The basic coulis can be made to different strengths. All can be preserved and stored for up to one year.
YIELD: 5kg fresh raspberries will yield three litres of light, sweetened coulis.
200g caster sugar (plus 50-100g extra according to the fruit's sweetness, or personal preference)
Blend the raspberries and sugar to a rough pulp by hand. Put them into a pan and bring to the boil rapidly.
Take off the heat. Pass through a sieve or chinois. When doing this, the juice comes out first. Continue to press the pulp with a pestle or the back of a ladle to extract more of the thicker pulp that gives body to the coulis.
Do not try to force or rub all the pulp through the chinois or the coulis will become cloudy and less appetising.
Never liquidise the pulp, because the seeds are somewhat bitter and will ruin the clean, fresh taste.

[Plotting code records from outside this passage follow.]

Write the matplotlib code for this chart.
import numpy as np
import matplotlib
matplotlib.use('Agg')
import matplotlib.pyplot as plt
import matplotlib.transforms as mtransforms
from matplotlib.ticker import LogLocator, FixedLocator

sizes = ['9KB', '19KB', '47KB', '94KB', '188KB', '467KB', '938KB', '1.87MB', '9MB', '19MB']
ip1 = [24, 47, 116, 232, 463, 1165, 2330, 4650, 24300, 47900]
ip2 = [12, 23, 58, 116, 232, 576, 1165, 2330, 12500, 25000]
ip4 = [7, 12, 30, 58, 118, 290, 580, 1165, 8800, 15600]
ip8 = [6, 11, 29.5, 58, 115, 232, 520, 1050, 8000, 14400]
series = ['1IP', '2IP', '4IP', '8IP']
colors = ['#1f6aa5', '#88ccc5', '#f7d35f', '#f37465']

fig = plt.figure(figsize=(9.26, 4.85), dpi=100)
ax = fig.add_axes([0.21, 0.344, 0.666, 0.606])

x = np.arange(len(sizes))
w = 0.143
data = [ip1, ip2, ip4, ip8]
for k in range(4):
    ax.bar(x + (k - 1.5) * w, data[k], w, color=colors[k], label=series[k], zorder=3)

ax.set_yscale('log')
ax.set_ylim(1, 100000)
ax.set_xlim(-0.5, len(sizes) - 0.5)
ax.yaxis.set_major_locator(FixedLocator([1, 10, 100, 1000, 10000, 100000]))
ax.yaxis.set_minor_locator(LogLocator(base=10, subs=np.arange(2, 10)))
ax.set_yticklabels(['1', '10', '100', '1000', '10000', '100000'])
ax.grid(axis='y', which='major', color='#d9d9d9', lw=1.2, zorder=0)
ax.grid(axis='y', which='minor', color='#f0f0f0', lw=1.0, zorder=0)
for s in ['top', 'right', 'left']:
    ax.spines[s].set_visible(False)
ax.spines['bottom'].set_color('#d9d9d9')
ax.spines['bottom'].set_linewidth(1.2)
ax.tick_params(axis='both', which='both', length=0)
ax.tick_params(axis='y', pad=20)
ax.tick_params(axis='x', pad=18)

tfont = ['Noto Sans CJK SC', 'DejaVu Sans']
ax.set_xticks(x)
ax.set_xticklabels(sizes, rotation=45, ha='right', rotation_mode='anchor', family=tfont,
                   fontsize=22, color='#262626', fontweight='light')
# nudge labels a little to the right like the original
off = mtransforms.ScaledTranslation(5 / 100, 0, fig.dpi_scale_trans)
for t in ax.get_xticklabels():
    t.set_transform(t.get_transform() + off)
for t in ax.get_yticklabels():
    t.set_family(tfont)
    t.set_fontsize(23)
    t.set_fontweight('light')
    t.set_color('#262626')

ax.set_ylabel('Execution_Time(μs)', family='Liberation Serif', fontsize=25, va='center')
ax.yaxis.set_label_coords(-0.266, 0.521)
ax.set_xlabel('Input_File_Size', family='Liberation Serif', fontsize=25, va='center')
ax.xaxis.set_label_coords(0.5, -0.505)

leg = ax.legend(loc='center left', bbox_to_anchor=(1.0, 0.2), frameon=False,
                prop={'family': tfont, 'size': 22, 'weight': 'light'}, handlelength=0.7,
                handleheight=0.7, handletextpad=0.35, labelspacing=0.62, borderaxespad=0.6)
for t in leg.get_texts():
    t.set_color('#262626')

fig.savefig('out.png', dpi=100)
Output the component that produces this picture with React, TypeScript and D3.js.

At this stage taste the coulis and add extra sugar if you prefer it sweeter. Obviously, the riper the fruit, the less it will need. Fresh raspberries contain 83% water and 6% sugar. For most recipes, a sweetened coulis will contain about 25% sugar.
This light coulis can be preserved as it is. Pour into Kilner jars and sterilise.
It can also be reduced by about half to provide a more concentrated, denser sauce. To do this without losing the fresh fruit flavour:
- Work with small quantities (1kg batches, say).
- Use a pan with a large surface area.
- Reduce the coulis as quickly as you can over a high flame.
To turn reduced coulis into a glaze that can be piped, reduce it by 50% again.